How Does Bankruptcy
Affect My Assets?
Q: What if there is a foreclosure sale date scheduled for my house?
A: If you have received notice of a sale date on your home or another property you own, we strongly suggest you schedule a consultation as soon as possible, since there is considerable information needed to file your bankruptcy prior to the sale of the property.
Q: Can I file a Chapter 7 bankruptcy and keep my house and car?
A: It is unlikely a person will lose their house or car after filing Chapter 7 bankruptcy. However, there are two important factors that must be considered before filing Chapter 7 bankruptcy. First, are you current on your payments? Second, how much equity do you have in your house or car? If you are current on your payments and you do not have excess equity in your house or car, you should be able to file Chapter 7 bankruptcy and keep your house and car. If you have multiple cars in your name, you should speak with a bankruptcy attorney to determine if all the cars can be protected.
Q: Will filing Chapter 7 bankruptcy reduce my car payment? House payment?
A: Generally, filing Chapter 7 bankruptcy will not reduce your payments on your car or home. If you keep your property you will be obligated to make payments. It may be possible to redeem your car which could possibly lower future payments.
Q: Will filing Chapter 13 bankruptcy reduce my car payments?
A: If you purchased your car more than 910 days (2 ½ years) prior to the date you filed bankruptcy, you may be able to reduce that amount owed on the car to the value of the car based on National Automobile Dealers Association (NADA), plus a portion of the amount owed greater than the value. This is known as a cramdown. Use this time duration calculator to see if you have had your vehicle more than 910 days.
Q: Will filing Chapter 13 bankruptcy reduce my house payments?
A: At this time, the bankruptcy courts do not have the power to reduce your loan amount or interest rate on your home. There is some discussion that this may change in the future with the President’s mortgage relief plan, but Congress would be required to pass the bill and the President would have to sign it.
Q: Will filing bankruptcy stop my creditor from placing a lien on my property?
The moment the bankruptcy is filed with the court an automatic stay goes into effect, stopping your creditors from proceeding with any legal actions against you including the placement of a lien on your property.
Q: Can I give up or surrender my house in bankruptcy if I don’t want to keep it?
A: You can surrender your house in either a Chapter 7 bankruptcy or Chapter 13 bankruptcy if you can no longer make payments, plan to move, etc.

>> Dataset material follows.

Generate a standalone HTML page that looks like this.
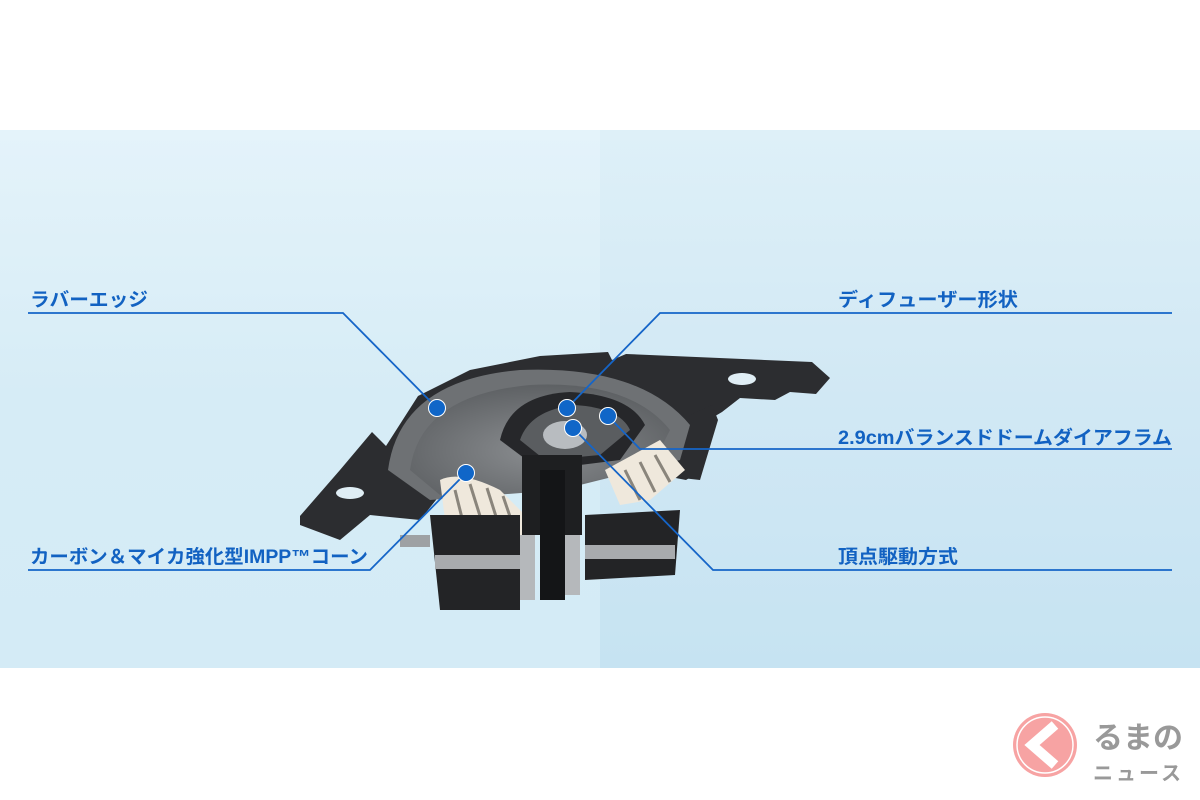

If you change your mind and decide to surrender your home after filing a Chapter 7 bankruptcy but before your discharge, you should contact your attorney about changing your Statement of Intentions and rescinding a reaffirmation agreement if it was signed on the home. If you are in a Chapter 13 bankruptcy, surrendering your home will not automatically lower your Chapter 13 bankruptcy payments. You should contact your attorney to discuss what options are available to you.
Q: Can I give up or surrender my car in bankruptcy if I don’t want to keep it?
A: You can surrender your car in either a Chapter 7 bankruptcy or Chapter 13 bankruptcy. If you change your mind and decide to surrender the car after filing a Chapter 7 bankruptcy but before your discharge, you should contact your attorney about changing your Statement of Intentions and rescinding the reaffirmation agreement if it has already been signed on the car. If you are in a Chapter 13 bankruptcy, surrendering your car will not automatically lower your Chapter 13 bankruptcy payments. You should contact your attorney to discuss what options are available to you.
Q: What will happen to my personal property during bankruptcy?
A: Most personal property such as cash, bank accounts, furniture, clothes, and retirement plans can be protected by exemptions allowed by each state. Most people that file bankruptcy are allowed to keep most, if not all, of their personal property.
Q: What will happen to my retirement account if I file bankruptcy?
A: Most legitimate retirement accounts are protected from your creditors. Usually, the retirement account must be an IRA or an ERISA qualified retirement plan.
Q: Is my Social Security income protected?
A: Income from the Social Security Administration is protected and is not included in the Means Test calculation. It will be used, however, to determine your future earnings.
Q: Do I need to include leases in a bankruptcy?
A: You should list all leases. You may choose to assume (keep) or reject (give up) a lease in your bankruptcy. If you assume the lease you will be responsible for making payments and that debt will not be discharged or eliminated by the bankruptcy. A lease that is rejected will be listed as a creditor and that debt should be discharged in your bankruptcy.
Q: Will filing bankruptcy stop garnishments?
Filing bankruptcy will not stop of the garnishment of domestic support obligations for ongoing child support and alimony awarded by the court. However, domestic support arrearage, the amount you are behind, can be included in the Chapter 13 bankruptcy plan payments, so the wage garnishment may be reduced for that portion of the child support or alimony payment.
Filing Chapter 13 bankruptcy will stop the garnishment from the Internal Revenue Service and/or a state’s department of revenue for taxes.
Unfortunately, the wage garnishment will not stop until your employer receives paperwork from these entities instructing them to stop the garnishment.